L’un des soucis c’est vraiment de savoir quand dire qu’on est handicapée dans le processus de recrutement. Je voudrais qu’il y a une prise de conscience à ce sujet, ça génère beaucoup de frustration, de colère… on est nombreux à avoir besoin de vider notre sac.
« Je suis en colère mais ça se transforme en résignation »
J’ai aussi essayé les salons de recrutement pour les personnes handicapées lorsque j’étais étudiante mais ça n’a pas été satisfaisant. J’ai ainsi effectué un stage de trois mois chez Arte en 2016. Mais je me suis rapidement rendu compte que j’avais été embauchée pour remplir leurs quotas : pour travailler dans cette entreprise il faut parler français et allemand. Or je ne suis pas bilingue en allemand donc il y a avait beaucoup de tâches que je ne pouvais pas faire ! C’est certes de la discrimination positive mais je me suis sentie utilisée. De leur côté ils essayaient de m’occuper comme ils pouvaient !
Le bilan de ces premières années dans le monde du travail c’est que je suis totalement en colère, même si ce sentiment se transforme en résignation avec les années. Déjà pendant mes études, j’ai fait face à des professeurs qui n’aménageaient pas leurs cours, je devais les relancer presque toutes les semaines. Je ne recevais jamais les matériaux de cours à l’avance. Cela demande beaucoup d’énergie de se rebeller, de reprendre les gens en permanence… ça produit de la résignation avec le temps.
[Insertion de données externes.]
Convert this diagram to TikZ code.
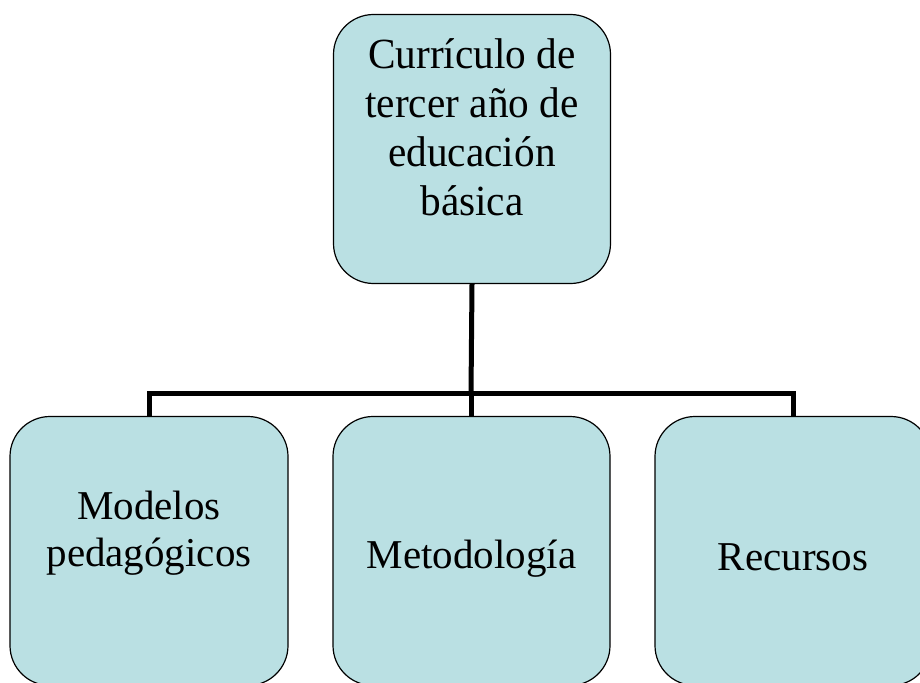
\documentclass[tikz,border=0pt]{standalone}
\usepackage{fontspec}
\setmainfont{Liberation Serif}
\newfontfamily\narrowfont[FakeStretch=0.96]{Liberation Serif}
\usetikzlibrary{positioning}
\definecolor{boxfill}{RGB}{186,224,227}

\begin{document}
\begin{tikzpicture}[x=1pt, y=-1pt,
        topic/.style={draw=black, line width=1.2pt, fill=boxfill, rounded corners=40pt,
            minimum width=277pt, minimum height=269pt, align=center, inner sep=0pt,
            font=\fontsize{41}{47}\selectfont, text depth=0pt},
        branch/.style={line width=5pt, draw=black}]
    \useasboundingbox (0,0) rectangle (920,682);
    \clip (0,0) rectangle (920,682);
    \node[topic, font=\narrowfont\fontsize{43}{49}\selectfont, text height=132pt]
        (curr) at (472,149) {Currículo de\\tercer año de\\educación\\básica};
    \node[topic, minimum width=278pt, text height=30pt] (mod) at (149,551) {Modelos\\pedagógicos};
    \node[topic, text height=34pt] (met) at (471.5,551) {Metodología};
    \node[topic, minimum width=276pt, text height=38pt] (rec) at (793,551) {Recursos};
    \coordinate (bar) at (471,393);
    \draw[branch] (curr.south) -- (bar);
    \foreach \n in {mod,met,rec}{
        \draw[branch] (bar) -| (\n.north);
    }
\end{tikzpicture}
\end{document}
Tout ça n’aide pas les personnes handicapées à rechercher un emploi. Cela nous fatigue, physiquement et psychologiquement. J’ai fini mon service civique fin septembre. Pour l’instant je ne cherche pas de travail, je suis épuisée et j’ai peur que ce soit partout pareil. J’hésite à me reconvertir en un métier plus manuel comme du maraîchage car le travail sur ordinateur a un gros impact sur ma santé. Au rythme de 30 heures par semaine, ce n’est pas soutenable pour moi.